Hay making


  • Conservation of forages in the dry form is known as hay making. The moisture content in the forage plants is reduced drastically to 15% or below for long period storage.
  • Hay differs from straw or stover in that straw is a by-product in the dried form while hay is the complete plant (in the dried form), cut before maturity.
  • In a tropical country like India, the green fodder is available only during monsoon season. The excess green fodder has to be conserved and used during the lean periods.
  • Usually the excess fodder is harvested, dried, bundled, heaped and used during summer. This is the local practice evolved through several years of experience by farmers. The grass from forest area and the natural pastures is also cut, dried and stored as hay.
  • Fine stemmed grasses and legumes make good hay. They should be cut at the right stage and properly dried so that the hay is leafy, pliable, green in colour, free from moulds, weeds and dust and has pleasant characteristic smell and aroma.
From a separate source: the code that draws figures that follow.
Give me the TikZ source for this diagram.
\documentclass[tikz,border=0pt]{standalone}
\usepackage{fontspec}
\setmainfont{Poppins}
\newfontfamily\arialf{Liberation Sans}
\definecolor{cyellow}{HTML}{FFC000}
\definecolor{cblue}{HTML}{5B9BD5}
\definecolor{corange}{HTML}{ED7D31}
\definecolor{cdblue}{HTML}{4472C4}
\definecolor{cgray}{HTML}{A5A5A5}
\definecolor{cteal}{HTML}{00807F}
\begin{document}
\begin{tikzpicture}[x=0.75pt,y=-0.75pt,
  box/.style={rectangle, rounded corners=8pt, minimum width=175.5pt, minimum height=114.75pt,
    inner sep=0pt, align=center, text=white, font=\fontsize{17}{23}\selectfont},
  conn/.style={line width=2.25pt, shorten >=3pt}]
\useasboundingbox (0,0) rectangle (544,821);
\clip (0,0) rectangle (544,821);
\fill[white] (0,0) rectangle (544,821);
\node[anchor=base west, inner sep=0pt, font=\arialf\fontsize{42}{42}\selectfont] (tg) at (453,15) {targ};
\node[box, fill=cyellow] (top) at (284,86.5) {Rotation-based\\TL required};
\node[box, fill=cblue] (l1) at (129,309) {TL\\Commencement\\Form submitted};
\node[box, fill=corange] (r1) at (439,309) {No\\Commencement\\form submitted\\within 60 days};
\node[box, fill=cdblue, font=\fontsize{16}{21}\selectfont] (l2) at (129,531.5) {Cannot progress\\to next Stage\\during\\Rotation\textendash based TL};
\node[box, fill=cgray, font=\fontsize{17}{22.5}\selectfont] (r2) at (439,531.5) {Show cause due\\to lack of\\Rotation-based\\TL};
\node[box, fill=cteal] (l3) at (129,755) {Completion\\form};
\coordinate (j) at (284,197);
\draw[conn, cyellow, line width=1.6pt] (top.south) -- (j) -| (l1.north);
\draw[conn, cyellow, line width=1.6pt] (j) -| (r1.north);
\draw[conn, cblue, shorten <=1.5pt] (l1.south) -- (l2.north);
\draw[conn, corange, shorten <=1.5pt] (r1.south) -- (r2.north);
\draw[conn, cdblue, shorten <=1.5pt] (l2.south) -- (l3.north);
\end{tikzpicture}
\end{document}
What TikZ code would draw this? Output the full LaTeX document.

  • Thin stemmed and more leafy grasses like oats are good for hay making. However, crops like sorghum and maize are also converted into hay. Most grasses from pastures like Cenchrus ciliaris, Dicanthium annulatum, Cynodon dactylon when properly cut and dried make good hay. Grasses with spiny awns such as Heteropogon contortus should be cut very early for hay; otherwise, the hay will be unpalatable to livestock. Cultivated fodders like hybrid napier, para grass, guinea grass, teosinte are not suitable for hay making.
  • Legume hays are more useful because of higher protein content. The legume crops suitable for hay making are lab-lab, cowpea, french beans or guar, horsegram, sunnhemp, pillipesara and lucerne. Leaf shedding will be a great problem during drying and curing process in the legumes. It is because, the moisture is lost more easily from the leaves than from the stems. Leaves constitute nearly half the green material and 75% of the protein. So, loss of leaf will reduce the feeding value very much. Cowpea, lab-lab and pillipesara are less liable to leaf shedding than other legumes. Berseem is not suitable for hay making mainly because of this problem of leaf shattering. The perennial legume lucerne is good for hay making.
  • The residues of most cereal crops like paddy, wheat, sorghum, maize bajra, etc. are dried and stored as straw or stover. Straws are inferior in quality compared to hay because grain, which contains most of the nutrients is removed. However, use of dried straws is wide spread in India. In western countries, where natural drying is difficult because of the climatic pattern due to low sunshine, low temperatures and high humidity ; artificial drying is practiced using heavy machinery like driers, blowers etc. Hay and straw make excellent roughage for the ruminants.